前者の家庭裁判所による遺言執行者の選任に関して、民法1010条には、以下のようにあります。
「遺言執行者がないとき、またはなくなったときは、家庭裁判所は、利害関係人の請求によってこれを選任することができる。」
遺言執行者がないときとは、以下のような場合です。
・指定または指定の委託がない
・指定された者が就職を拒絶した
遺言執行者がなくなったときとは、以下のような場合です。
・遺言執行者につき死亡、解任、辞任、資格喪失などの事由が生じた
家庭裁判所への申立書では、通常、遺言執行者の候補者を記載します。
申立てをするのは相続人/利害関係者の一人で構いません。
家庭裁判所により、遺言執行者に指定された者は、就職を承諾することも拒絶することも自由ですが、承諾したときは、直ちに任務を行わなければなりません。
遺言執行者の復任権
- 原則的に、遺言執行者は自己の責任で第三者にその任務を行わせることができます。
- 例外的に、遺言者がその遺言に別段の意思を表示したときは、その意思に従う。
- 平成30年度の民法改正前は、原則と例外が逆でした。
遺言執行者の具体的な任務
- 遺言執行者の任務の範囲は、原則的に、遺言に書かれている遺産相続に関わる事項です。

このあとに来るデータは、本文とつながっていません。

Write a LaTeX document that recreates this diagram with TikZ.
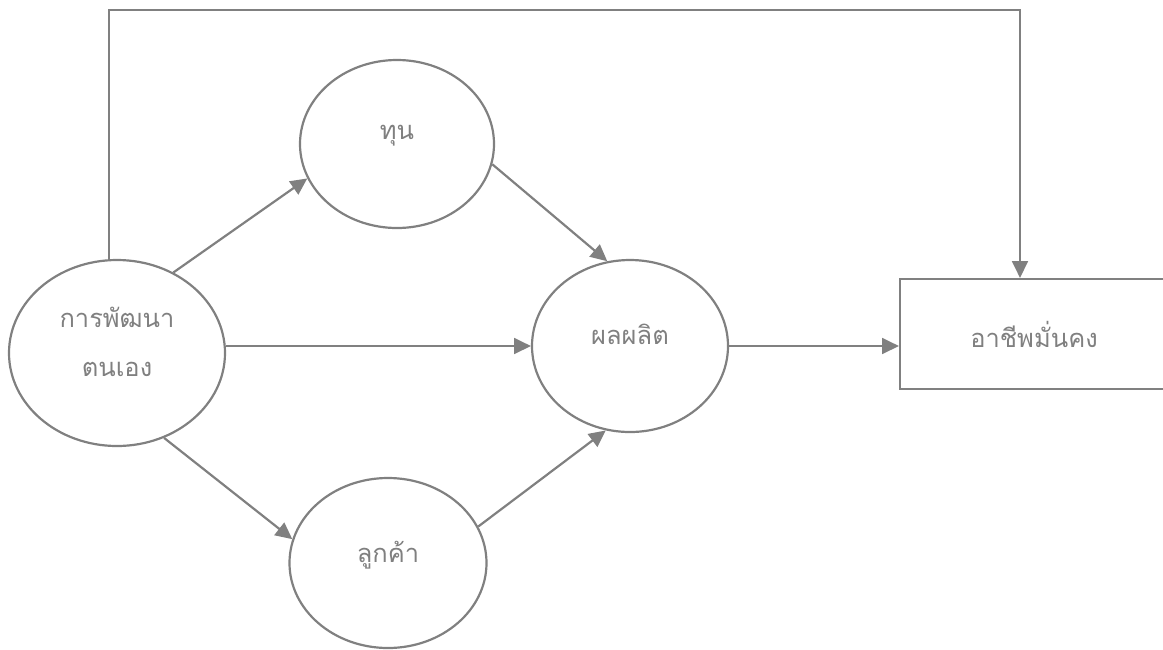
\documentclass[tikz,border=0pt]{standalone}
\usepackage{fontspec}
\newfontfamily\thaifont[Script=Thai]{Loma}
\usepackage{tikz}
\usetikzlibrary{arrows.meta,shapes.geometric}
\definecolor{linegray}{RGB}{128,128,128}

\begin{document}
\begin{tikzpicture}[auto,
    oval/.style={ellipse, draw=linegray, line width=1.25pt, text=linegray, inner sep=0pt,
      align=center, text depth=0.45cm, font=\thaifont\fontsize{14.5}{28}\selectfont},
    goal/.style={rectangle, draw=linegray, line width=1.25pt, text=linegray, inner sep=0pt,
      font=\thaifont\fontsize{14.5}{28}\selectfont},
    arr/.style={draw=linegray, line width=1.25pt, -{Triangle[length=9.5pt,width=9pt]}}]
          \useasboundingbox (0,0) rectangle (23.26,-12.98);
          \node[oval, minimum width=4.32cm, minimum height=3.72cm] (D) at (2.34,-7.06) {การพัฒนา\\ตนเอง};
          \node[oval, minimum width=3.88cm, minimum height=3.36cm] (K) at (7.94,-2.88) {ทุน};
          \node[oval, minimum width=3.92cm, minimum height=3.44cm] (O) at (12.6,-6.92) {ผลผลิต};
          \node[oval, minimum width=3.94cm, minimum height=3.4cm] (C) at (7.76,-11.26) {ลูกค้า};
          \node[goal, minimum width=5.36cm, minimum height=2.2cm] (J) at (20.68,-6.68) {อาชีพมั่นคง};
          \coordinate (T) at (20.4,-0.2);
          \draw[arr] (D.55) to (K.201);
          \draw[arr] (O.west -| D.east) to (O.west);
          \draw[arr] (D.-61) to (C.166);
          \draw[arr] (K.-12) to (O.105);
          \draw[arr] (C.22) to (O.254);
          \draw[arr] (O.east) to (O.east -| J.west);
          \draw[arr] (D.95) |- (T) -- (J.north -| T);
        \end{tikzpicture}
\end{document}
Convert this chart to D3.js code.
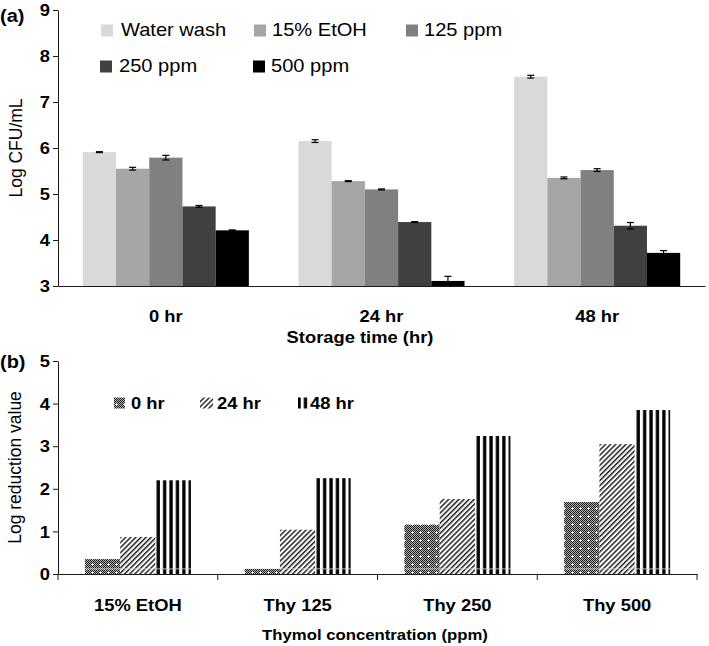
<!DOCTYPE html>
<html>
<head>
<meta charset="utf-8">
<script src="https://cdn.jsdelivr.net/npm/d3@7"></script>
<style>
html,body{margin:0;padding:0;background:#fff;}
svg{display:block;font-family:"Liberation Sans",Arial,Helvetica,sans-serif;}
</style>
</head>
<body>
<svg id="chart" width="709" height="646"></svg>
<script>
// ---------- Data: panel (a) ----------
const timeCats = ["0 hr", "24 hr", "48 hr"];
const treatments = ["Water wash", "15% EtOH", "125 ppm", "250 ppm", "500 ppm"];
const logCfu0h  = [5.91, 5.55, 5.79, 4.73, 4.21];
const logCfu24h = [6.15, 5.28, 5.10, 4.39, 3.11];
const logCfu48h = [7.55, 5.35, 5.52, 4.31, 3.72];
const err0h  = [0.01, 0.03, 0.05, 0.02, 0.01];
const err24h = [0.03, 0.01, 0.01, 0.01, 0.10];
const err48h = [0.03, 0.02, 0.03, 0.07, 0.05];
const yTicksA = [3, 4, 5, 6, 7, 8, 9];

// ---------- Data: panel (b) ----------
const concCats = ["15% EtOH", "Thy 125", "Thy 250", "Thy 500"];
const storageSeries = ["0 hr", "24 hr", "48 hr"];
const reduction0h  = [0.35, 0.12, 1.16, 1.69];
const reduction24h = [0.87, 1.04, 1.76, 3.05];
const reduction48h = [2.20, 2.25, 3.24, 3.85];
const yTicksB = [0, 1, 2, 3, 4, 5];

// ---------- Setup ----------
const svg = d3.select("#chart");
svg.append("rect").attr("width", 709).attr("height", 646).attr("fill", "#fff");
const SX = 1.08;           // slight horizontal stretch of the original typesetting
const AXIS = "#1a1a1a";

function txt(x, y, s, o) {
  o = o || {};
  const t = svg.append("text")
    .attr("transform", o.rotate
      ? `translate(${x},${y}) rotate(-90) scale(1,${SX})`
      : `translate(${x},${y}) scale(${SX},1)`)
    .attr("font-size", o.size || 17)
    .attr("font-weight", o.weight || "normal")
    .attr("text-anchor", o.anchor || "start")
    .attr("fill", "#000")
    .text(s);
  return t;
}

// ---------- Patterns ----------
const defs = svg.append("defs");
const chk = defs.append("pattern").attr("id", "checker")
  .attr("patternUnits", "userSpaceOnUse").attr("width", 2).attr("height", 2);
chk.append("rect").attr("width", 2).attr("height", 2).attr("fill", "#b0b0b0");
chk.append("rect").attr("width", 1).attr("height", 1).attr("fill", "#1e1e1e");
chk.append("rect").attr("x", 1).attr("y", 1).attr("width", 1).attr("height", 1).attr("fill", "#1e1e1e");

const p0 = defs.append("pattern").attr("id", "pat0")
  .attr("patternUnits", "userSpaceOnUse").attr("width", 8).attr("height", 8);
p0.append("rect").attr("width", 8).attr("height", 8).attr("fill", "url(#checker)");
p0.append("rect").attr("x", 3).attr("y", 4).attr("width", 3).attr("height", 1).attr("fill", "#fff").attr("opacity", 0.75);
p0.append("rect").attr("x", 4).attr("y", 3).attr("width", 1).attr("height", 3).attr("fill", "#fff").attr("opacity", 0.75);

const p1 = defs.append("pattern").attr("id", "pat24")
  .attr("patternUnits", "userSpaceOnUse").attr("width", 3.6).attr("height", 10)
  .attr("patternTransform", "rotate(45)");
p1.append("rect").attr("width", 3.6).attr("height", 10).attr("fill", "#fff");
p1.append("rect").attr("width", 1.5).attr("height", 10).attr("fill", "#222");

const p2 = defs.append("pattern").attr("id", "pat48")
  .attr("patternUnits", "userSpaceOnUse").attr("width", 6.4).attr("height", 10);
p2.append("rect").attr("width", 6.4).attr("height", 10).attr("fill", "#fff");
p2.append("rect").attr("x", 3.0).attr("width", 3.3).attr("height", 10).attr("fill", "#000");

// ================= Panel (a) =================
const colorsA = ["#d9d9d9", "#a6a6a6", "#808080", "#404040", "#000000"];
const seriesA = [logCfu0h, logCfu24h, logCfu48h];
const errsA = [err0h, err24h, err48h];

const x0A = d3.scaleBand().domain(timeCats).range([58, 705]).padding(0);
const offA = x0A.bandwidth() * 0.115;
const x1A = d3.scaleBand().domain(treatments).range([offA, x0A.bandwidth() - offA]).padding(0);
const yA = d3.scaleLinear().domain([3, 9]).range([286, 10]);

const gA = svg.append("g");
timeCats.forEach((tc, i) => {
  const g = gA.append("g").attr("transform", `translate(${x0A(tc)},0)`);
  treatments.forEach((tr, j) => {
    const v = seriesA[i][j];
    g.append("rect")
      .attr("x", x1A(tr)).attr("y", yA(v))
      .attr("width", x1A.bandwidth()).attr("height", yA(3) - yA(v))
      .attr("fill", colorsA[j]);
  });
  treatments.forEach((tr, j) => {
    const v = seriesA[i][j], e = errsA[i][j];
    const cx = x1A(tr) + x1A.bandwidth() / 2;
    const eg = g.append("g").attr("stroke", "#000").attr("stroke-width", 1.2);
    eg.append("line").attr("x1", cx).attr("x2", cx).attr("y1", yA(v - e)).attr("y2", yA(v + e));
    eg.append("line").attr("x1", cx - 3.5).attr("x2", cx + 3.5).attr("y1", yA(v + e)).attr("y2", yA(v + e));
    eg.append("line").attr("x1", cx - 3.5).attr("x2", cx + 3.5).attr("y1", yA(v - e)).attr("y2", yA(v - e));
  });
});

// axes (a)
const axA = svg.append("g").attr("transform", "translate(58,0)")
  .call(d3.axisLeft(yA).tickValues(yTicksA).tickSize(5).tickSizeOuter(0).tickFormat(""));
axA.selectAll("path,line").attr("stroke", AXIS);
const axAx = svg.append("g").attr("transform", "translate(0,286)")
  .call(d3.axisBottom(x0A).tickSize(0).tickSizeOuter(0).tickFormat(""));
axAx.selectAll("path").attr("stroke", AXIS);

yTicksA.forEach(t => txt(50, yA(t) + 6.2, String(t), {size: 17, weight: "bold", anchor: "end"}));
timeCats.forEach(tc => txt(x0A(tc) + x0A.bandwidth() / 2, 322, tc, {size: 17, weight: "bold", anchor: "middle"}));
txt(360, 343, "Storage time (hr)", {size: 17, weight: "bold", anchor: "middle"});
txt(22, yA(6), "Log CFU/mL", {size: 17.5, anchor: "middle", rotate: true});
txt(0, 21.5, "(a)", {size: 18.5, weight: "bold"});

// legend (a)
const legA = [
  {x: 101, y: 24.5, tx: 121, ty: 36},
  {x: 254, y: 24.5, tx: 272, ty: 36},
  {x: 406, y: 24.5, tx: 424, ty: 36},
  {x: 100, y: 60.5, tx: 119, ty: 72},
  {x: 253, y: 60.5, tx: 271, ty: 72}
];
treatments.forEach((tr, j) => {
  const L = legA[j];
  svg.append("rect").attr("x", L.x).attr("y", L.y).attr("width", 12).attr("height", 12).attr("fill", colorsA[j]);
  txt(L.tx, L.ty, tr, {size: 18.6});
});

// ================= Panel (b) =================
const seriesB = [reduction0h, reduction24h, reduction48h];
const patsB = ["url(#pat0)", "url(#pat24)", "url(#pat48)"];

const x0B = d3.scaleBand().domain(concCats).range([58, 697]).padding(0);
const offB = x0B.bandwidth() * 0.168;
const x1B = d3.scaleBand().domain(storageSeries).range([offB, x0B.bandwidth() - offB]).padding(0);
const yB = d3.scaleLinear().domain([0, 5]).range([574, 361]);

const gB = svg.append("g");
concCats.forEach((cc, i) => {
  storageSeries.forEach((s, j) => {
    const v = seriesB[j][i];
    const x = x0B(cc) + x1B(s);
    gB.append("rect")
      .attr("x", x).attr("y", yB(v))
      .attr("width", x1B.bandwidth()).attr("height", yB(0) - yB(v))
      .attr("fill", patsB[j]);
    if (v > 0.13) {
      gB.append("line").attr("x1", x).attr("x2", x + x1B.bandwidth())
        .attr("y1", yB(0.12)).attr("y2", yB(0.12))
        .attr("stroke", "#d8d8d8").attr("stroke-width", 1).attr("opacity", 0.8);
    }
  });
});

// axes (b)
const axB = svg.append("g").attr("transform", "translate(58,0)")
  .call(d3.axisLeft(yB).tickValues(yTicksB).tickSize(5).tickSizeOuter(0).tickFormat(""));
axB.selectAll("path,line").attr("stroke", AXIS);
const axBx = svg.append("g").attr("transform", "translate(0,574)")
  .call(d3.axisBottom(x0B).tickSize(0).tickSizeOuter(0).tickFormat(""));
axBx.selectAll("path").attr("stroke", AXIS);
const bounds = concCats.map(c => x0B(c)).concat([x0B.range()[1]]);
svg.append("g").selectAll("line").data(bounds).join("line")
  .attr("x1", d => d).attr("x2", d => d).attr("y1", 574).attr("y2", 580)
  .attr("stroke", AXIS);

yTicksB.forEach(t => txt(50, yB(t) + 6.2, String(t), {size: 17, weight: "bold", anchor: "end"}));
concCats.forEach(cc => txt(x0B(cc) + x0B.bandwidth() / 2, 611, cc, {size: 17, weight: "bold", anchor: "middle"}));
txt(375, 640, "Thymol concentration (ppm)", {size: 15.5, weight: "bold", anchor: "middle"});
txt(21, yB(2.5), "Log reduction value", {size: 17.5, anchor: "middle", rotate: true});
txt(0, 368, "(b)", {size: 18.5, weight: "bold"});

// legend (b)
const legB = [
  {x: 114, w: 11, tx: 131},
  {x: 200, w: 13, tx: 217},
  {x: 298, w: 10, tx: 310}
];
storageSeries.forEach((s, j) => {
  const L = legB[j];
  svg.append("rect").attr("x", L.x).attr("y", 397.5).attr("width", L.w).attr("height", 11).attr("fill", patsB[j]);
  txt(L.tx, 409, s, {size: 17, weight: "bold"});
});
</script>
</body>
</html>
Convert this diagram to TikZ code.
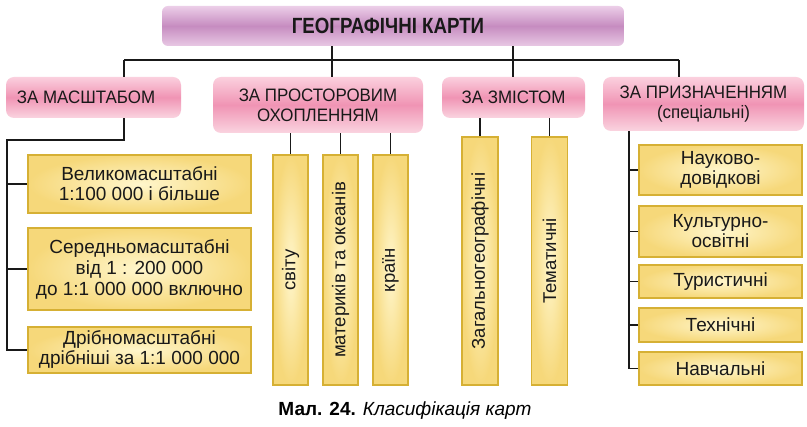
\documentclass[tikz,border=0pt]{standalone}
\usepackage{fontspec}
\setmainfont{Liberation Sans}
\newfontfamily\titlefont[FakeStretch=0.85]{Liberation Sans}
\newfontfamily\catfont[FakeStretch=0.94]{Liberation Sans}
\definecolor{ttop}{RGB}{236,206,232}
\definecolor{tmid}{RGB}{198,140,192}
\definecolor{tbot}{RGB}{232,200,228}
\definecolor{ptop}{RGB}{251,208,222}
\definecolor{pmid}{RGB}{240,148,180}
\definecolor{pbot}{RGB}{250,212,224}
\definecolor{yin}{RGB}{255,246,204}
\definecolor{yout}{RGB}{246,216,122}
\definecolor{ybord}{RGB}{214,176,52}
\definecolor{lin}{RGB}{25,25,25}
\begin{document}
\begin{tikzpicture}[x=1pt,y=-1pt,
  titlebox/.style={rounded corners=6pt, top color=ttop, bottom color=tbot, middle color=tmid, inner sep=0pt,
     font=\titlefont\bfseries\fontsize{22}{24}\selectfont, text=black!90},
  catbox/.style={rounded corners=8pt, top color=ptop, bottom color=pbot, middle color=pmid, inner sep=1pt, align=center,
     font=\catfont\fontsize{18}{20}\selectfont, text=black!90},
  itembox/.style={draw=ybord, line width=1.2pt, inner color=yin, outer color=yout, inner sep=1pt, align=center,
     font=\fontsize{19}{20}\selectfont, text=black!90},
  vbox/.style={itembox, font=\fontsize{18.5}{20}\selectfont},
  conn/.style={draw=lin, line width=1.2pt}]
\useasboundingbox (0,0) rectangle (807,427);
\fill[white] (0,0) rectangle (807,427);

\node[titlebox, minimum width=462pt, minimum height=40pt] (title) at (393,26) {ГЕОГРАФІЧНІ КАРТИ\hspace*{10pt}};

\node[catbox, minimum width=175pt, minimum height=41pt] (zm) at (93.5,97.5) {ЗА МАСШТАБОМ\hspace*{15pt}};
\node[catbox, minimum width=210pt, minimum height=56pt] (zp) at (318,105) {ЗА ПРОСТОРОВИМ\\ОХОПЛЕННЯМ};
\node[catbox, minimum width=143pt, minimum height=41pt] (zz) at (513.5,97.5) {ЗА ЗМІСТОМ};
\node[catbox, minimum width=201pt, minimum height=54pt] (zn) at (703.5,104) {ЗА ПРИЗНАЧЕННЯМ\\(спеціальні)};

\node[itembox, minimum width=223pt, minimum height=58pt] (l1) at (139.5,184) {Великомасштабні\\1:100 000 і більше};
\node[itembox, minimum width=223pt, minimum height=82pt, font=\fontsize{19}{21}\selectfont] (l2) at (139.5,269) {Середньомасштабні\\від 1 : 200 000\\до 1:1 000 000 включно};
\node[itembox, minimum width=223pt, minimum height=46pt] (l3) at (139.5,350) {Дрібномасштабні\\дрібніші за 1:1 000 000};

\node[vbox, minimum width=35pt, minimum height=230pt] (s1) at (290.5,270) {\rotatebox{90}{світу}};
\node[vbox, minimum width=35pt, minimum height=230pt] (s2) at (340.5,270) {\rotatebox{90}{материків та океанів}};
\node[vbox, minimum width=35pt, minimum height=230pt] (s3) at (390.5,270) {\rotatebox{90}{країн}};

\node[vbox, minimum width=36pt, minimum height=248pt] (z1) at (480,261) {\rotatebox{90}{Загальногеографічні}};
\node[vbox, minimum width=36pt, minimum height=248pt] (z2) at (549.5,261) {\rotatebox{90}{Тематичні}};

\node[itembox, minimum width=163pt, minimum height=50pt] (r1) at (720.5,170) {Науково-\\довідкові};
\node[itembox, minimum width=163pt, minimum height=51pt] (r2) at (720.5,231.5) {Культурно-\\освітні};
\node[itembox, minimum width=163pt, minimum height=33pt] (r3) at (720.5,281.5) {Туристичні};
\node[itembox, minimum width=163pt, minimum height=34pt] (r4) at (720.5,325) {Технічні};
\node[itembox, minimum width=163pt, minimum height=33pt] (r5) at (720.5,368.5) {Навчальні};

\node[font=\fontsize{19}{21}\selectfont, inner sep=0pt] (cap) at (405,411) {\textbf{Мал. 24.} \textit{Класифікація карт}};

% top connectors
\coordinate (ja) at (124,60);
\coordinate (jb) at (332,60);
\coordinate (jc) at (513,60);
\coordinate (jd) at (679,60);
\draw[conn] (ja) -- (jd);
\draw[conn] (title.south -| jb) -- (zp.north -| jb);
\draw[conn] (title.south -| jc) -- (zz.north -| jc);
\draw[conn] (ja) -- (zm.north -| ja);
\draw[conn] (jd) -- (zn.north -| jd);

% left branch
\coordinate (ka) at (124,140);
\coordinate (kb) at (7,140);
\draw[conn] (zm.south -| ka) -- (ka) -- (kb) |- (l3.west);
\draw[conn] (kb |- l1.west) -- (l1.west);
\draw[conn] (kb |- l2.west) -- (l2.west);

% middle
\draw[conn] (zp.south -| s1.north) -- (s1.north);
\draw[conn] (zp.south -| s2.north) -- (s2.north);
\draw[conn] (zp.south -| s3.north) -- (s3.north);
\draw[conn] (zz.south -| z1.north) -- (z1.north);
\draw[conn] (zz.south -| z2.north) -- (z2.north);

% right branch
\coordinate (ra) at (629,140);
\draw[conn] (zn.south -| ra) |- (r5.west);
\draw[conn] (ra |- r1.west) -- (r1.west);
\draw[conn] (ra |- r2.west) -- (r2.west);
\draw[conn] (ra |- r3.west) -- (r3.west);
\draw[conn] (ra |- r4.west) -- (r4.west);
\end{tikzpicture}
\end{document}
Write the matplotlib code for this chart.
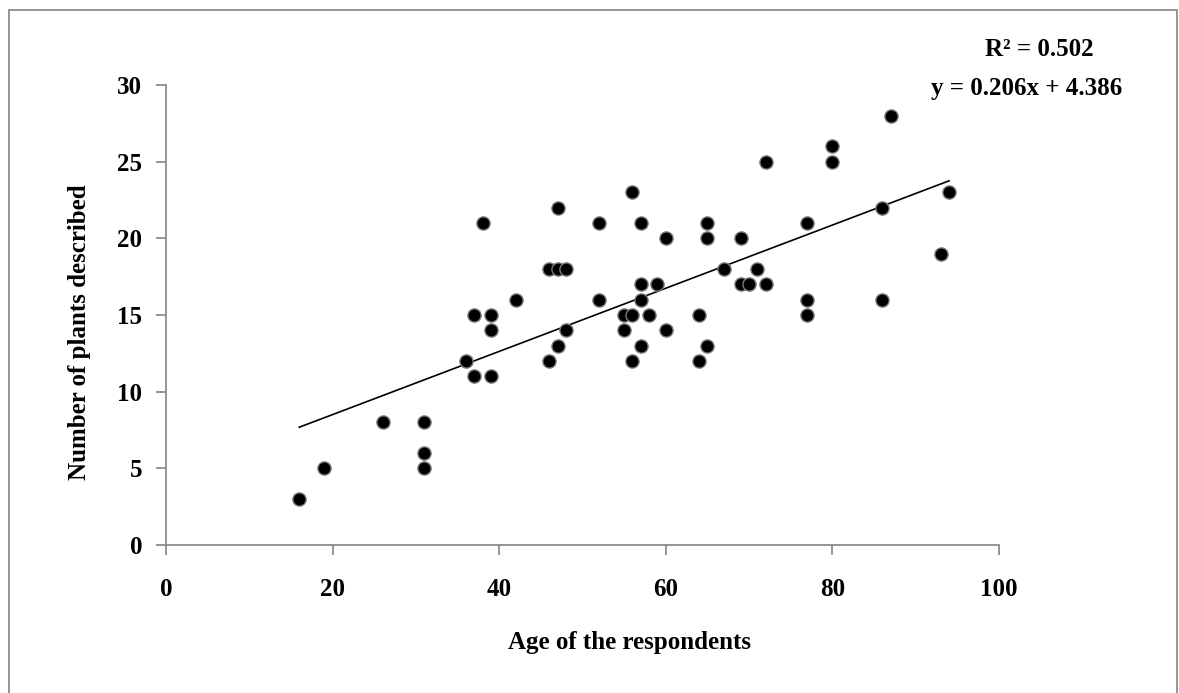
import matplotlib.pyplot as plt
from matplotlib.patches import Rectangle

# age of respondent vs number of plants described
ages = [16, 19, 26, 31, 31, 31, 36, 37, 37, 38, 39, 39, 39, 42,
        46, 47, 48, 47, 46, 47, 48, 52, 52, 55, 55, 56, 56, 56,
        57, 57, 57, 57, 58, 59, 60, 60, 64, 64, 65, 65, 65, 67,
        69, 69, 70, 71, 72, 72, 77, 77, 77, 80, 80, 86, 86, 87, 93, 94]
plants = [3, 5, 8, 8, 6, 5, 12, 11, 15, 21, 15, 14, 11, 16,
          18, 18, 18, 22, 12, 13, 14, 21, 16, 15, 14, 15, 12, 23,
          21, 17, 16, 13, 15, 17, 20, 14, 15, 12, 21, 20, 13, 18,
          20, 17, 17, 18, 25, 17, 21, 16, 15, 26, 25, 22, 16, 28, 19, 23]

slope = 0.206
intercept = 4.386
r2 = 0.502

x_ticks = [0, 20, 40, 60, 80, 100]
y_ticks = [0, 5, 10, 15, 20, 25, 30]

plt.rcParams['font.family'] = ['Liberation Serif', 'DejaVu Serif']
plt.rcParams['font.weight'] = 'bold'

W, H = 1179, 693
fs = 18
fig = plt.figure(figsize=(W / 100, H / 100), dpi=100)
ax = fig.add_axes([166 / W, 1 - 545 / H, (999 - 166) / W, (545 - 85) / H])

# outer frame
fig.patches.append(Rectangle((9 / W, -0.01), (1177 - 9) / W, 1 - 10 / H + 0.01,
                             transform=fig.transFigure, fill=False,
                             edgecolor='#8c8c8c', linewidth=1.3))

xs = [min(ages), max(ages)]
ax.plot(xs, [slope * v + intercept for v in xs], color='black', linewidth=1.2, zorder=2)
ax.scatter(ages, plants, s=90, color='black', edgecolors='#7a7a7a', linewidths=1.0, zorder=3)

ax.set_xlim(0, 100)
ax.set_ylim(0, 30)
ax.set_xticks(x_ticks)
ax.set_yticks(y_ticks)
for s in ['top', 'right']:
    ax.spines[s].set_visible(False)
for s in ['left', 'bottom']:
    ax.spines[s].set_color('#8c8c8c')
    ax.spines[s].set_linewidth(1.3)
ax.tick_params(axis='both', colors='#8c8c8c', labelcolor='black', labelsize=fs,
               length=7, width=1.3, direction='out')
ax.tick_params(axis='x', pad=17)
ax.tick_params(axis='y', pad=10)
for lab in ax.get_xticklabels() + ax.get_yticklabels():
    lab.set_fontweight('bold')

fig.text(630 / W, 1 - 643 / H, 'Age of the respondents', ha='center', va='center',
         fontsize=fs, fontweight='bold')
fig.text(80 / W, 1 - 332 / H, 'Number of plants described', ha='center', va='center',
         rotation=90, fontsize=fs, fontweight='bold')
fig.text(1039 / W, 1 - 49 / H, f'R² = {r2:.3f}', ha='center', va='center',
         fontsize=fs, fontweight='bold')
fig.text(1027 / W, 1 - 89 / H, f'y = {slope:.3f}x + {intercept:.3f}', ha='center', va='center',
         fontsize=fs, fontweight='bold')

fig.savefig('out.png', dpi=100)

- 遺言執行者は、相続財産の管理その他遺言の執行に必要な一切の行為をする権利義務を有します。
- また、遺言執行者がいる場合には、相続人は、遺言の対象となった相続財産の処分その他遺言の執行を妨げるような行為は一切禁止されます。
- この規定に反した相続人の行為は無効です。
具体的な任務は以下のとおりです。
- 開始時
- 相続人全員・受遺者へ遺言執行者に就任した旨の通知を出します。
相続人には、遺留分を有しない相続人を含みます。
遺言書の写しを添付します。
- 相続人全員・受遺者へ遺言執行者に就任した旨の通知を出します。
- 相続関係の確定
- 除籍謄本等、必要な書類を官公署から収集します。
- 遺言による認知があった場合、市町村役場に戸籍の届出をします。
- 相続人を廃除する旨の遺言があった場合、家庭裁判所に廃除の申立てをします。
- 相続関係を確定し、相続関係説明図を作成します。
- 相続財産の確定
- 不動産、預貯金等の相続財産の調査をして確定します。
- 相続財産リスト(遺産目録)を作成し、相続人・受遺者へ交付します。
- 受遺者に対して、遺贈を受けるかどうか確かめます。
- 相続財産の処分
- 預貯金の解約手続きを行います。
- 不動産があるときは、相続登記の手続きのサポートをします。
遺贈の場合、遺言執行者が登記義務者になります。
登記申請は司法書士が行います。 - 遺留分減殺請求が行われたときに、その対応をします。
- 遺言に従って相続人等へ財産を引き渡します。
- 相続税が発生するときは、相続税申告手続きのサポートをします。
相続税申告は税理士が行います。 - 遺産に係る計算書、報告書を作成し、相続人等へ交付します。
- 報告等
- 相続人から要求があったときは、遺言執行状況等について報告をします。
- その他、相続財産の管理、その他遺言の執行に必要な一切の行為をします。
亡くなった後には、遺産相続以外にも行政官庁への届出、葬儀、お墓、生活用品の整理、準確定申告など様々なことを行う必要があります。それらはひとまとめにして、死後事務と呼ばれ、別途委任するが可能です。
遺言執行者による相続人への遺言内容の通知
- 遺言執行者は、その任務を開始したときは、遅滞なく、遺言の内容を相続人に通知しなければなりません。
- 平成30年度の民法改正前は、特に規定されていませんでした。
遺言執行報酬
- 遺言者が遺言で報酬を定めます。
- その定めがない場合は、家庭裁判所が遺言者の報酬を定めることができます。